Offensichtlich verbreitet sich schon seit einiger Zeit die politische und intellektuelle Stimmung in Europa, die die konservative Argumentation immer stärker als unerwünscht sieht bis zur Annahme sie völlig anzuprangern. Eine gute Illustration dieser Versuchung bietet das Gastkommentar in NZZ von Ulrich Schmid „Rückkehr der Ideologien” an.
Die Hauptthese des Beitrags lässt sich folgend darstellen: Konservatismus ist heute viel schlimmer als Populismus, weil er sich auf die „Anti-Westlichen” Ideologien schützt, die in Russland und in manchen Mitteleuropäischen Staaten blühen. Um diese These zu beweisen versucht Schmid die letztlich verschärfte Interpretation des Abreibungsgesetzes in Polen mit dem massiven Wahlen Betrug von Lukaschenko in Belarus, mit der Krim Annexion von Putin sowie mit seiner brutalen Jagt nach Oppositionsführern wie letztlich im Nawalny Fall zusammenzustellen.

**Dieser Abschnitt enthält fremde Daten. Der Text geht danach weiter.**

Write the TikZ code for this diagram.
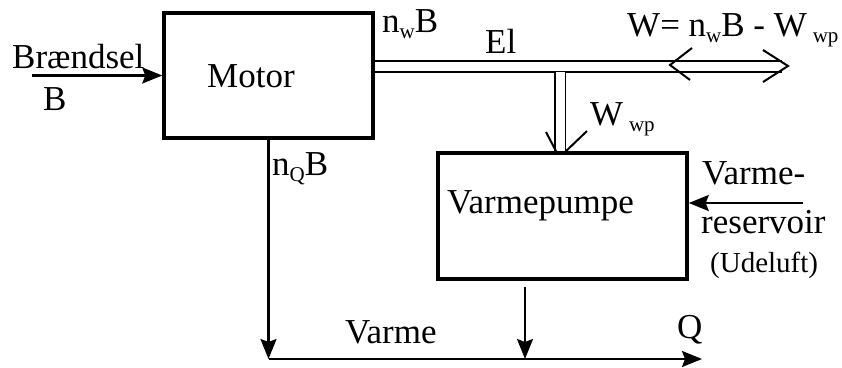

Um ein solches Gesamtbild der Gefahr eines beinharten Konservatismus für den Westen und Europa zu erreichen muss man leider viel zu oft die Fakten bei Seite lassen. Bedauerlicherweise mischt Schmid auch mein Buch „Süd und Nord. Texte zur polnischen Kulturgeschichte”, letztlich in Deutsch erschienen, in seine Angelegenheit ein. Die Darstellung des Buches im Text ist für mich bestürzend und hat mit dem Inhalt wenig zu tun, was jeder leicht bei der Lektüre feststellen kann. Um aus dem Buch das Werkzeug der gegenwärtigen Politik von Recht und Gerechtigkeit in Polen zu machen werde ich zu dem wirkenden Berater des Polnischen Präsidenten gemacht, den ich seit einer Dekade nicht mehr bin. Auch in der Darstellung der Auseinandersetzung um die neue Verschärfung der Interpretation des Abreibungsgesetzes in Polen, die für Schmid ein Beweis für den beinharten anti-westlichen Konservativismus ist, spielen die Fakten nicht große Rolle. Er stellt diese umstrittene Sache so dar, als ob neuerdings tatsächlich Abtreibung auch nach Vergewaltigung oder Inzest, sowie bei akuter Gefährdung des Lebens der Mutter in Polen verbietet sei, was nicht wahr ist.
Die Darstellung des Buches im Text ist für mich bestürzend und hat mit dem Inhalt wenig zu tun, was jeder leicht bei der Lektüre feststellen kann
Was im Text von Schmid vor allem nicht stimmt ist das Gesamtbild des anti-westlichen Konservatismus, in dem Polen mit Anschluss zu Belarus und Russland eine so prägnante Rolle zugeordnet ist. Jedoch unter dem Druck des Faktischen muss das Bild zerfallen, da nichts, nicht mal die politischen Verhältnisse in Polen, oder die Situation der Medien dort, oder Beachtung der Grundrechte begründen eine Zusammenstellung mit Russland oder Belarus. Dagegen auf eine sonderbare Art und Weise bestärkt das Bild gerade das, woran Putin tatsächlich seit langem interessiert ist: den gegenwärtigen Westen dem Konservativismus entgegenzustellen. Denn was Schmid vor allem nicht zugeben will, ist dass der Konservatismus zu Europa angehört, also dass es wesentliche konservative Argumente gibt, die den Westen nicht bestreiten sondern um die Zukunft des westlichen Models ringen. Er will den Konservatismus außerhalb von Europa haben und daher nicht bei Zufall nutzt er in diesem Kontext Huntingtons These vom „Clash of Civilisations”.
Man braucht die Politik von der Recht und Gerechtigkeit in Polen und seinen Leader Jarosław Kaczyński nicht mögen, doch aus diesem Grund Konservativismus von Europa auszugrenzen und ihn völlig Putin preiszugeben ist eine ganz gefährliche Idee. Ohne Erwägung von konservativen Argumenten, unter anderem zur Menschenwürde, zur Religiosität und Kulturen, zur Grenzen der Wissenschaft, Politik und Ökonomie, wird die Kraft des Westens zur selbstkritischen Betrachtung allmählich verschwinden und Europa in Zukunft zu einem traurigen, beinharten und höchst ideologisierten Platz machen, wo eine Diskussion zwischen unterschiedlichen Einsichten und Positionen nicht mehr möglich wird.